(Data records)
--- BEGIN ---
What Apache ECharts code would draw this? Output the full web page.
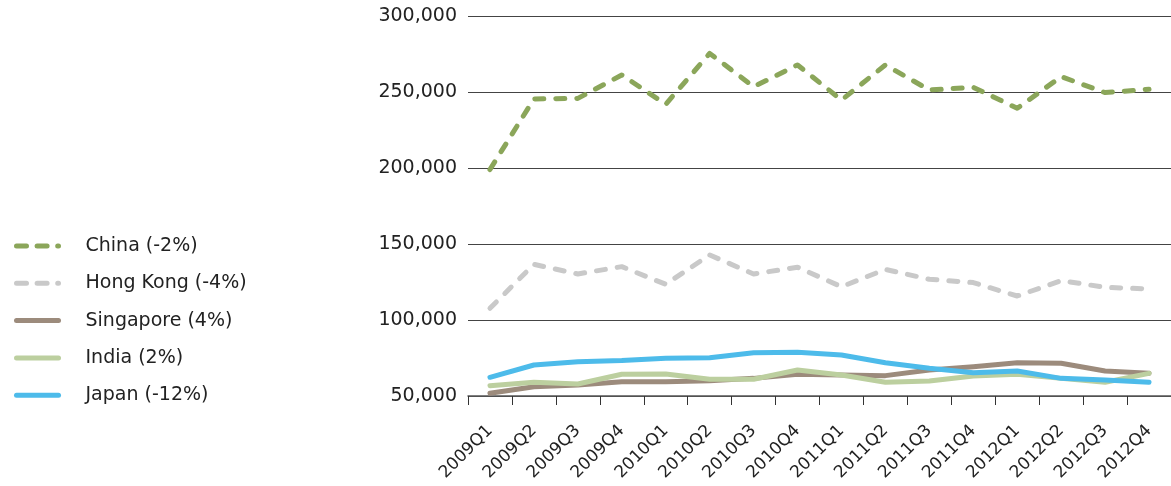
<!DOCTYPE html>
<html><head><meta charset="utf-8">
<script src="https://cdn.jsdelivr.net/npm/echarts@6/dist/echarts.min.js"></script>
<style>html,body{margin:0;padding:0;background:#fff}#c{width:1171px;height:486px}</style>
</head><body><div id="c"></div>
<script>
const categories = ['2009Q1','2009Q2','2009Q3','2009Q4','2010Q1','2010Q2','2010Q3','2010Q4','2011Q1','2011Q2','2011Q3','2011Q4','2012Q1','2012Q2','2012Q3','2012Q4'];
const china = [199000,245400,245800,261200,241900,275400,253500,267800,244700,267800,251300,253100,239300,260100,249600,251800];
const hongKong = [107700,136600,130300,135100,123500,142800,130300,134700,121900,133300,126800,124600,115800,125900,121500,120400];
const singapore = [51800,56100,57300,59400,59400,60100,61600,64300,63800,63400,67100,69300,71900,71500,66400,64900];
const india = [56800,59000,57900,64300,64500,61000,61000,67100,63800,59000,59900,63200,64300,61600,59000,64900];
const japan = [62300,70400,72600,73300,74800,75200,78500,78800,77000,71900,68200,65300,66400,61600,60500,59000];
const seriesNames = ['China (-2%)','Hong Kong (-4%)','Singapore (4%)','India (2%)','Japan (-12%)'];
const yTicks = {min:50000, max:300000, interval:50000};

const font = 'DejaVu Sans';
function mk(name, data, color, dashed){
  return {name, type:'line', data, symbol:'none', smooth:false,
    lineStyle:{color, width:5, type: dashed ? [9,12] : 'solid', cap:'round', join:'round'},
    itemStyle:{color}};
}
const legendData = seriesNames.map((n, i) => i < 2 ? {name:n, lineStyle:{type:[10,10.6]}} : {name:n});
const chart = echarts.init(document.getElementById('c'), null, {renderer:'canvas'});
chart.setOption({
  animation:false,
  grid:{left:468, right:0, top:16, bottom:90, containLabel:false},
  legend:{orient:'vertical', left:14, top:235, padding:0, itemWidth:42, itemHeight:22, itemGap:15.3,
    itemStyle:{opacity:0},
    lineStyle:{width:5},
    textStyle:{fontFamily:font, fontSize:19, color:'#222', lineHeight:22, padding:[0,0,0,22]},
    data:legendData},
  xAxis:{type:'category', data:categories, boundaryGap:true,
    axisLine:{lineStyle:{color:'#555', width:1.5}},
    axisTick:{show:true, interval:0, inside:false, alignWithLabel:false, length:9, lineStyle:{color:'#333', width:1}},
    axisLabel:{rotate:45, interval:0, margin:32, padding:[14,0,0,0], fontFamily:font, fontSize:17, color:'#222'}},
  yAxis:{type:'value', min:yTicks.min, max:yTicks.max, interval:yTicks.interval,
    axisLine:{show:false}, axisTick:{show:false},
    splitLine:{lineStyle:{color:'#444', width:1.2}},
    axisLabel:{margin:11, fontFamily:font, fontSize:19, color:'#222',
      formatter:v=>v.toLocaleString('en-US')}},
  series:[
    mk(seriesNames[0], china, '#8ba65a', true),
    mk(seriesNames[1], hongKong, '#c9c9c9', true),
    mk(seriesNames[2], singapore, '#9c8b7c', false),
    mk(seriesNames[3], india, '#bccf9f', false),
    mk(seriesNames[4], japan, '#4dbbea', false)
  ]
});
</script></body></html>
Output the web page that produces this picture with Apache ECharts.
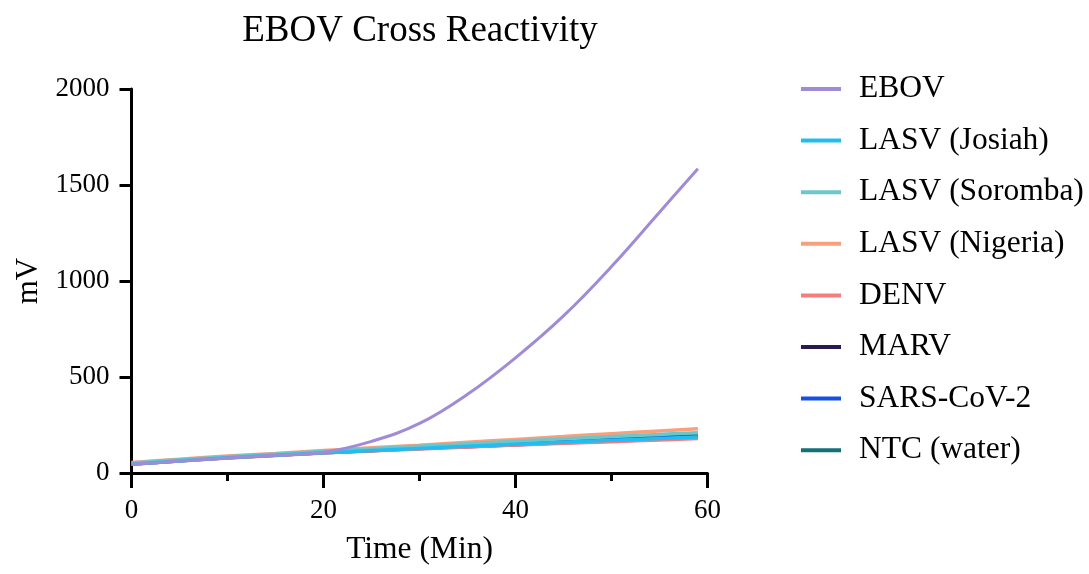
<!DOCTYPE html>
<html>
<head>
<meta charset="utf-8">
<script src="https://cdn.jsdelivr.net/npm/echarts@6/dist/echarts.min.js"></script>
<style>html,body{margin:0;padding:0;background:#fff;}#c{width:1089px;height:574px;}</style>
</head>
<body>
<div id="c"></div>
<script>
var times = [0, 5, 10, 15, 20, 25, 30, 35, 40, 45, 50, 55, 59];
var seriesNames = ['EBOV', 'LASV (Josiah)', 'LASV (Soromba)', 'LASV (Nigeria)', 'DENV', 'MARV', 'SARS-CoV-2', 'NTC (water)'];
var ebov    = [45, 62, 78, 93, 108, 165, 258, 410, 600, 818, 1075, 1358, 1585];
var josiah  = [46, 63, 79, 92, 105, 117, 128, 139, 150, 160, 170, 180, 188];
var soromba = [52, 69, 85, 99, 113, 126, 139, 152, 165, 178, 190, 201, 210];
var nigeria = [55, 72, 88, 102, 117, 131, 145, 160, 175, 190, 205, 219, 230];
var denv    = [44, 61, 77, 90, 103, 114, 124, 134, 144, 153, 162, 171, 178];
var marv    = [45, 62, 78, 91, 104, 115, 126, 136, 146, 156, 165, 174, 182];
var sars    = [48, 65, 80, 94, 107, 119, 130, 141, 152, 163, 173, 183, 192];
var ntc     = [49, 66, 82, 96, 109, 121, 133, 145, 157, 168, 179, 189, 198];
var yTicks = [0, 500, 1000, 1500, 2000];
var xTicks = [0, 20, 40, 60];

var allValues = [ebov, josiah, soromba, nigeria, denv, marv, sars, ntc];
var colors = ['#a08bd7', '#22bdf0', '#6cc7cc', '#f8a07c', '#f77d7d', '#2a1a52', '#1450e6', '#147179'];
var widths = [3, 3.5, 3.5, 3.5, 3, 3, 3, 3];

var FONT = 'Liberation Serif';
var series = allValues.map(function (vals, i) {
  return {
    name: seriesNames[i],
    type: 'line',
    data: vals.map(function (v, j) { return [times[j], v]; }),
    smooth: 0.4,
    showSymbol: false,
    symbol: 'none',
    z: 20 - i,
    lineStyle: { color: colors[i], width: widths[i] },
    itemStyle: { color: colors[i] }
  };
});

var chart = echarts.init(document.getElementById('c'), null, { renderer: 'canvas' });
chart.setOption({
  backgroundColor: '#ffffff',
  animation: false,
  title: {
    text: 'EBOV Cross Reactivity',
    left: 415, top: 8, textAlign: 'center',
    textStyle: { fontFamily: FONT, fontSize: 37, fontWeight: 'normal', color: '#000' }
  },
  legend: {
    orient: 'vertical',
    left: 796, top: 68,
    icon: 'rect',
    itemWidth: 40, itemHeight: 4,
    itemGap: 19.6,
    data: seriesNames,
    textStyle: { fontFamily: FONT, fontSize: 31.5, color: '#000', lineHeight: 30, padding: [0, 0, 0, 13] }
  },
  grid: { left: 131.5, right: 381.5, top: 89, bottom: 101, containLabel: false },
  xAxis: {
    type: 'value', min: 0, max: 60, interval: 20,
    name: 'Time (Min)', nameLocation: 'middle', nameGap: 61,
    nameTextStyle: { fontFamily: FONT, fontSize: 31.5, color: '#000' },
    axisLine: { show: true, onZero: false, lineStyle: { color: '#000', width: 3 } },
    axisTick: { show: true, length: 15, lineStyle: { color: '#000', width: 3 } },
    minorTick: { show: true, splitNumber: 2, length: 8, lineStyle: { color: '#000', width: 3 } },
    splitLine: { show: false },
    axisLabel: { fontFamily: FONT, fontSize: 27, color: '#000', margin: 24,
      formatter: function (v) { return xTicks.indexOf(v) >= 0 ? String(v) : ''; } }
  },
  yAxis: {
    type: 'value', min: 0, max: 2000, interval: 500,
    name: 'mV', nameLocation: 'middle', nameGap: 82, nameRotate: 90,
    nameTextStyle: { fontFamily: FONT, fontSize: 31, color: '#000' },
    axisLine: { show: true, lineStyle: { color: '#000', width: 3 } },
    axisTick: { show: true, length: 12, lineStyle: { color: '#000', width: 3 } },
    splitLine: { show: false },
    axisLabel: { fontFamily: FONT, fontSize: 27, color: '#000', margin: 22,
      formatter: function (v) { return yTicks.indexOf(v) >= 0 ? String(v) : ''; } }
  },
  series: series
});
</script>
</body>
</html>
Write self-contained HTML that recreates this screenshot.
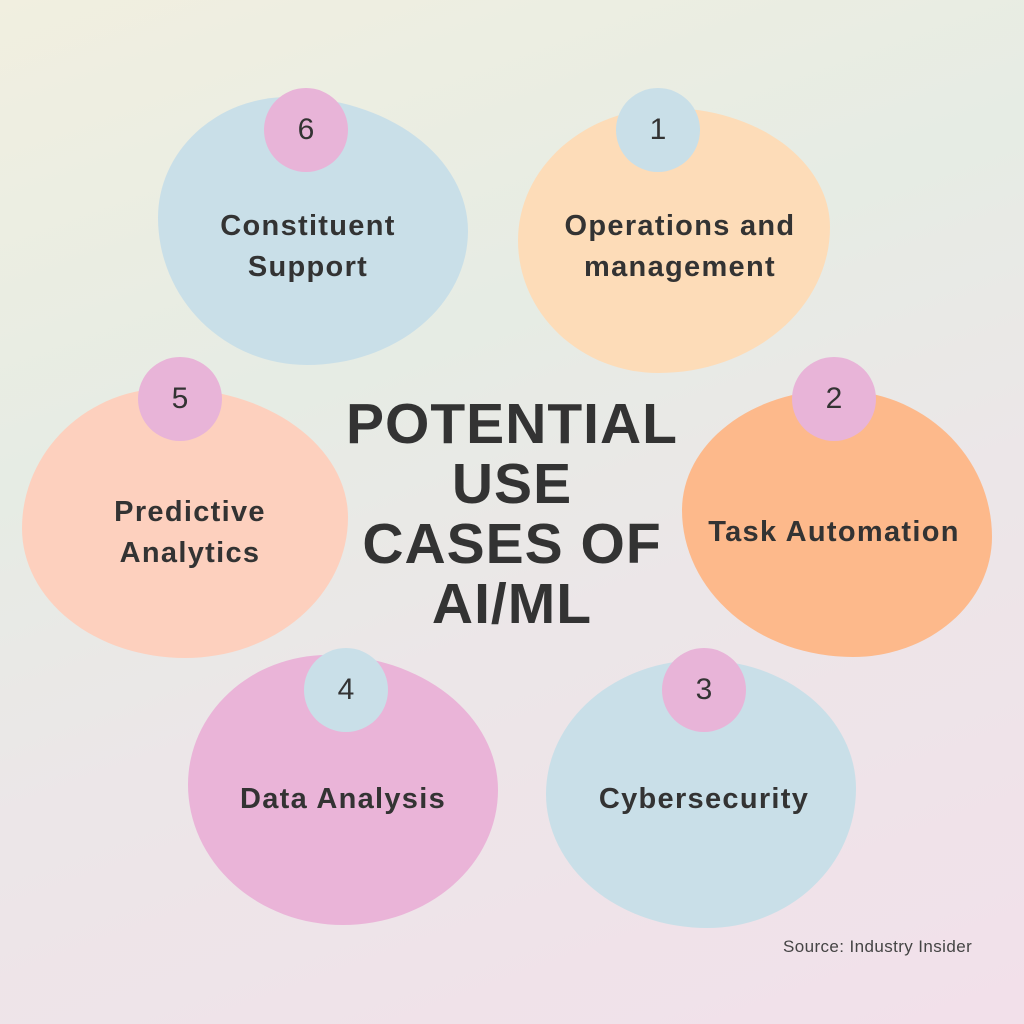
<!DOCTYPE html>
<html><head><meta charset="utf-8"><style>
html,body{margin:0;padding:0}
body{width:1024px;height:1024px;position:relative;overflow:hidden;
background:linear-gradient(160deg,#f1efe0 0%,#e6ece4 35%,#ece6e8 60%,#f2e0ea 100%);
font-family:"Liberation Sans",sans-serif;color:#333}
.b{position:absolute}
.c{position:absolute;width:84px;height:84px;border-radius:50%;text-align:center;line-height:84px;font-size:30px;color:#333}
.t{position:absolute;text-align:center;font-weight:bold;font-size:29px;line-height:41px;color:#333;letter-spacing:1.3px}
.title{position:absolute;left:312px;width:400px;top:394px;text-align:center;font-weight:bold;font-size:57px;line-height:60px;color:#333;letter-spacing:1px}
.src{position:absolute;left:783px;top:937px;font-size:17px;color:#444;letter-spacing:0.4px}
</style></head><body>
<div class="b" style="left:158px;top:97px;width:310px;height:268px;background:#c9dfe8;border-radius:42% 58% 52% 48% / 45% 50% 50% 55%"></div>
<div class="b" style="left:518px;top:108px;width:312px;height:265px;background:#fddcb8;border-radius:48% 52% 55% 45% / 50% 45% 55% 50%"></div>
<div class="b" style="left:22px;top:388px;width:326px;height:270px;background:#fdd0be;border-radius:45% 55% 50% 50% / 52% 48% 52% 48%"></div>
<div class="b" style="left:682px;top:390px;width:310px;height:267px;background:#fdb98b;border-radius:50% 50% 45% 55% / 45% 55% 45% 55%"></div>
<div class="b" style="left:188px;top:655px;width:310px;height:270px;background:#eab4d8;border-radius:45% 55% 50% 50% / 48% 50% 50% 52%"></div>
<div class="b" style="left:546px;top:660px;width:310px;height:268px;background:#c9dfe8;border-radius:50% 50% 48% 52% / 50% 48% 52% 50%"></div>

<div class="c" style="left:264px;top:88px;background:#e8b4d8">6</div>
<div class="c" style="left:616px;top:88px;background:#c9dfe8">1</div>
<div class="c" style="left:138px;top:357px;background:#e8b4d8">5</div>
<div class="c" style="left:792px;top:357px;background:#e8b4d8">2</div>
<div class="c" style="left:304px;top:648px;background:#c9dfe8">4</div>
<div class="c" style="left:662px;top:648px;background:#e8b4d8">3</div>

<div class="t" style="left:108px;width:400px;top:206px">Constituent<br>Support</div>
<div class="t" style="left:480px;width:400px;top:206px">Operations and<br>management</div>
<div class="t" style="left:-10px;width:400px;top:492px">Predictive<br>Analytics</div>
<div class="t" style="left:634px;width:400px;top:512px">Task Automation</div>
<div class="t" style="left:143px;width:400px;top:779px">Data Analysis</div>
<div class="t" style="left:504px;width:400px;top:779px">Cybersecurity</div>

<div class="title">POTENTIAL<br>USE<br>CASES OF<br>AI/ML</div>
<div class="src">Source: Industry Insider</div>
</body></html>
--- END ---
**Task requirements**.
Which lines of the material contain the string "that"? List each of them.

**The reply**.
Output the web page that produces this picture with Apache ECharts.
Write self-contained HTML that recreates this screenshot.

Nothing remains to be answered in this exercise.